● **What you will do**
Produce an exact copy of all the data below, dropping every image.

● **Collected data**
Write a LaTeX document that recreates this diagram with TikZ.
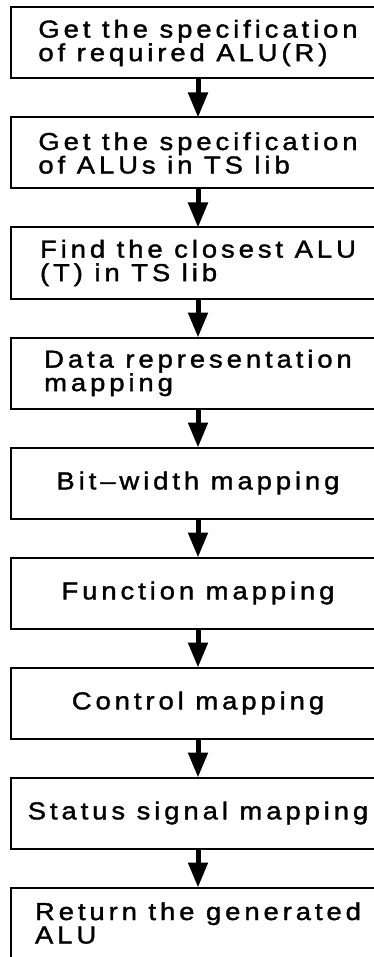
\documentclass[tikz,border=0pt]{standalone}
\usepackage{fontspec}
\setmainfont{Liberation Sans}[FakeStretch=1.12, FakeBold=1.5, LetterSpace=16, Ligatures=NoCommon]
\usetikzlibrary{arrows.meta}

\begin{document}
\begin{tikzpicture}[x=1pt, y=1pt,
  stage/.style={draw, line width=2pt, minimum width=374pt, minimum height=71pt,
    inner sep=0pt, outer sep=0pt, font=\fontsize{24.5}{23.5}\selectfont},
  twoline/.style={stage, align=left},
  flow/.style={line width=5pt, -{Triangle[length=25pt, width=19pt]}}]

\useasboundingbox (0,0) rectangle (374,-957);
\clip (0,0) rectangle (374,-957);

\node (spec) at (198, -43) [twoline] {Get the specification\\of required ALU(R)};
\node (lib) at (198, -153) [twoline] {Get the specification\\of ALUs in TS lib};
\node (closest) at (198, -263) [twoline] {Find the closest ALU\\(T) in TS lib};
\node (datarep) at (198, -373) [twoline] {Data representation\\mapping};
\node (bitwidth) at (198, -483) [stage] {Bit--width mapping};
\node (func) at (198, -593) [stage] {Function mapping};
\node (ctrl) at (198, -703) [stage] {Control mapping};
\node (status) at (198, -813) [stage] {Status signal mapping};
\node (ret) at (198, -923) [twoline] {Return the generated\\ALU};

\draw [flow] (spec) -- (lib);
\draw [flow] (lib) -- (closest);
\draw [flow] (closest) -- (datarep);
\draw [flow] (datarep) -- (bitwidth);
\draw [flow] (bitwidth) -- (func);
\draw [flow] (func) -- (ctrl);
\draw [flow] (ctrl) -- (status);
\draw [flow] (status) -- (ret);
\end{tikzpicture}
\end{document}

● **Task response**
Write a LaTeX document that recreates this diagram with TikZ.
\documentclass[tikz,border=0pt]{standalone}
\usepackage{fontspec}
\setmainfont{Liberation Sans}[FakeStretch=1.12, FakeBold=1.5, LetterSpace=16, Ligatures=NoCommon]
\usetikzlibrary{arrows.meta}

\begin{document}
\begin{tikzpicture}[x=1pt, y=1pt,
  stage/.style={draw, line width=2pt, minimum width=374pt, minimum height=71pt,
    inner sep=0pt, outer sep=0pt, font=\fontsize{24.5}{23.5}\selectfont},
  twoline/.style={stage, align=left},
  flow/.style={line width=5pt, -{Triangle[length=25pt, width=19pt]}}]

\useasboundingbox (0,0) rectangle (374,-957);
\clip (0,0) rectangle (374,-957);

\node (spec) at (198, -43) [twoline] {Get the specification\\of required ALU(R)};
\node (lib) at (198, -153) [twoline] {Get the specification\\of ALUs in TS lib};
\node (closest) at (198, -263) [twoline] {Find the closest ALU\\(T) in TS lib};
\node (datarep) at (198, -373) [twoline] {Data representation\\mapping};
\node (bitwidth) at (198, -483) [stage] {Bit--width mapping};
\node (func) at (198, -593) [stage] {Function mapping};
\node (ctrl) at (198, -703) [stage] {Control mapping};
\node (status) at (198, -813) [stage] {Status signal mapping};
\node (ret) at (198, -923) [twoline] {Return the generated\\ALU};

\draw [flow] (spec) -- (lib);
\draw [flow] (lib) -- (closest);
\draw [flow] (closest) -- (datarep);
\draw [flow] (datarep) -- (bitwidth);
\draw [flow] (bitwidth) -- (func);
\draw [flow] (func) -- (ctrl);
\draw [flow] (ctrl) -- (status);
\draw [flow] (status) -- (ret);
\end{tikzpicture}
\end{document}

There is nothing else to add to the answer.